[DATASET EXTRACT]
|---|
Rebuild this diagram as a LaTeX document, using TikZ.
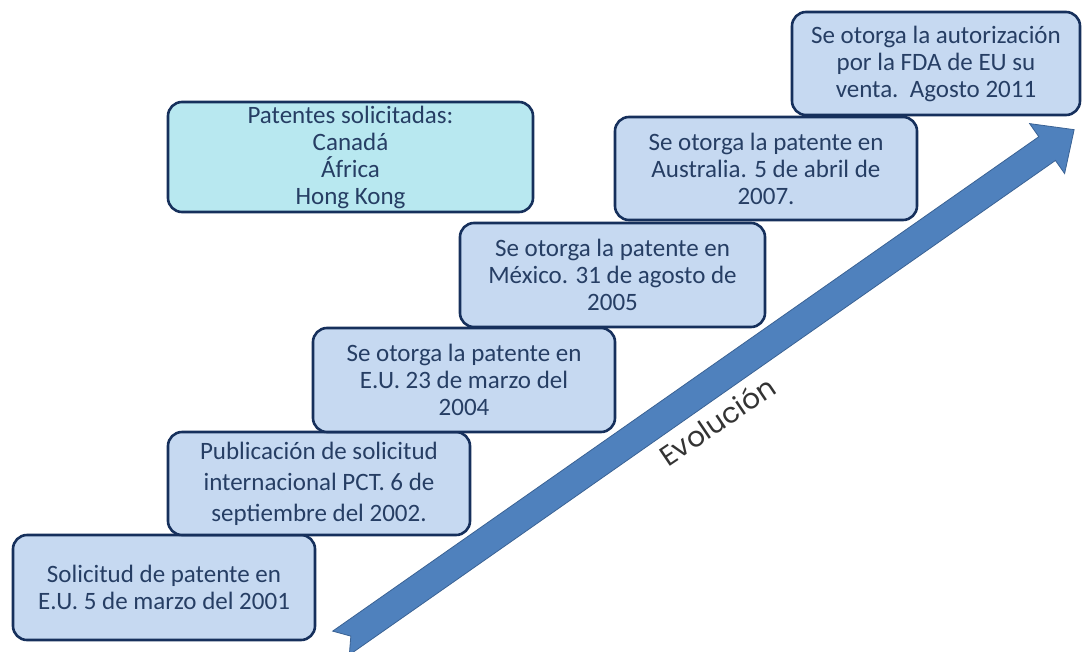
\documentclass[tikz,border=0pt]{standalone}
\usepackage{fontspec}
\setmainfont{Carlito}
\newfontfamily\evofont{Poppins}
\definecolor{boxfill}{RGB}{198,217,241}
\definecolor{cyanfill}{RGB}{184,232,240}
\definecolor{boxline}{RGB}{22,48,92}
\definecolor{boxtext}{RGB}{38,62,100}
\definecolor{arrowfill}{RGB}{79,129,189}
\definecolor{arrowline}{RGB}{58,98,148}
\begin{document}
\begin{tikzpicture}[x=1pt,y=-1pt,
  stage/.style={draw=boxline, line width=2.6pt, fill=boxfill,
    rounded corners=14pt, align=center, text=boxtext, inner sep=0pt,
    font=\fontsize{25}{27}\selectfont},
  evolabel/.style={font=\evofont\fontsize{28}{30}\selectfont, text=black!80}
]
\useasboundingbox (0,0) rectangle (1082,651);

% the rising "evolution" block arrow with a notched tail
\begin{scope}[shift={(341,643)}, rotate=35, x=1pt, y=1pt]
  \draw[fill=arrowfill, draw=arrowline, line width=0.8pt, line join=miter]
    (0,14.5) -- (862,14.5) -- (862,30.5) -- (895,0) -- (862,-30.5)
    -- (862,-14.5) -- (0,-14.5) -- (12,0) -- cycle;
\end{scope}
\node[evolabel, rotate=34, anchor=base] (evo) at (723,430) {Evolución};

% milestones, one step per row
\node[stage, minimum width=302pt, minimum height=105pt] (s2001) at (164,587.5)
  {Solicitud de patente en\\E.U. 5 de marzo del 2001};
\node[stage, minimum width=302pt, minimum height=103pt,
      font=\fontsize{25}{31}\selectfont] (s2002) at (319,483.5)
  {Publicación de solicitud\\internacional PCT. 6 de\\septiembre del 2002.};
\node[stage, minimum width=302pt, minimum height=104pt] (s2004) at (464,380)
  {Se otorga la patente en\\E.U. 23 de marzo del\\2004};
\node[stage, minimum width=305pt, minimum height=104pt] (s2005) at (612.5,275)
  {Se otorga la patente en\\México. 31 de agosto de\\2005};
\node[stage, minimum width=302pt, minimum height=103pt] (s2007) at (766,168.5)
  {Se otorga la patente en\\Australia. 5 de abril de\\2007.};
\node[stage, minimum width=288pt, minimum height=103pt] (s2011) at (936,63.5)
  {Se otorga la autorización\\por la FDA de EU su\\venta.\ \ Agosto 2011};

% countries with pending applications
\node[stage, fill=cyanfill, minimum width=365pt, minimum height=110pt] (paises) at (350.5,157)
  {Patentes solicitadas:\\Canadá\\África\\Hong Kong};
\end{tikzpicture}
\end{document}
|---|
[WRITTEN REQUEST]
Give an exact reproduction of every line, leaving out any picture.

[TASK RESULT]
Rebuild this diagram as a LaTeX document, using TikZ.
\documentclass[tikz,border=0pt]{standalone}
\usepackage{fontspec}
\setmainfont{Carlito}
\newfontfamily\evofont{Poppins}
\definecolor{boxfill}{RGB}{198,217,241}
\definecolor{cyanfill}{RGB}{184,232,240}
\definecolor{boxline}{RGB}{22,48,92}
\definecolor{boxtext}{RGB}{38,62,100}
\definecolor{arrowfill}{RGB}{79,129,189}
\definecolor{arrowline}{RGB}{58,98,148}
\begin{document}
\begin{tikzpicture}[x=1pt,y=-1pt,
  stage/.style={draw=boxline, line width=2.6pt, fill=boxfill,
    rounded corners=14pt, align=center, text=boxtext, inner sep=0pt,
    font=\fontsize{25}{27}\selectfont},
  evolabel/.style={font=\evofont\fontsize{28}{30}\selectfont, text=black!80}
]
\useasboundingbox (0,0) rectangle (1082,651);

% the rising "evolution" block arrow with a notched tail
\begin{scope}[shift={(341,643)}, rotate=35, x=1pt, y=1pt]
  \draw[fill=arrowfill, draw=arrowline, line width=0.8pt, line join=miter]
    (0,14.5) -- (862,14.5) -- (862,30.5) -- (895,0) -- (862,-30.5)
    -- (862,-14.5) -- (0,-14.5) -- (12,0) -- cycle;
\end{scope}
\node[evolabel, rotate=34, anchor=base] (evo) at (723,430) {Evolución};

% milestones, one step per row
\node[stage, minimum width=302pt, minimum height=105pt] (s2001) at (164,587.5)
  {Solicitud de patente en\\E.U. 5 de marzo del 2001};
\node[stage, minimum width=302pt, minimum height=103pt,
      font=\fontsize{25}{31}\selectfont] (s2002) at (319,483.5)
  {Publicación de solicitud\\internacional PCT. 6 de\\septiembre del 2002.};
\node[stage, minimum width=302pt, minimum height=104pt] (s2004) at (464,380)
  {Se otorga la patente en\\E.U. 23 de marzo del\\2004};
\node[stage, minimum width=305pt, minimum height=104pt] (s2005) at (612.5,275)
  {Se otorga la patente en\\México. 31 de agosto de\\2005};
\node[stage, minimum width=302pt, minimum height=103pt] (s2007) at (766,168.5)
  {Se otorga la patente en\\Australia. 5 de abril de\\2007.};
\node[stage, minimum width=288pt, minimum height=103pt] (s2011) at (936,63.5)
  {Se otorga la autorización\\por la FDA de EU su\\venta.\ \ Agosto 2011};

% countries with pending applications
\node[stage, fill=cyanfill, minimum width=365pt, minimum height=110pt] (paises) at (350.5,157)
  {Patentes solicitadas:\\Canadá\\África\\Hong Kong};
\end{tikzpicture}
\end{document}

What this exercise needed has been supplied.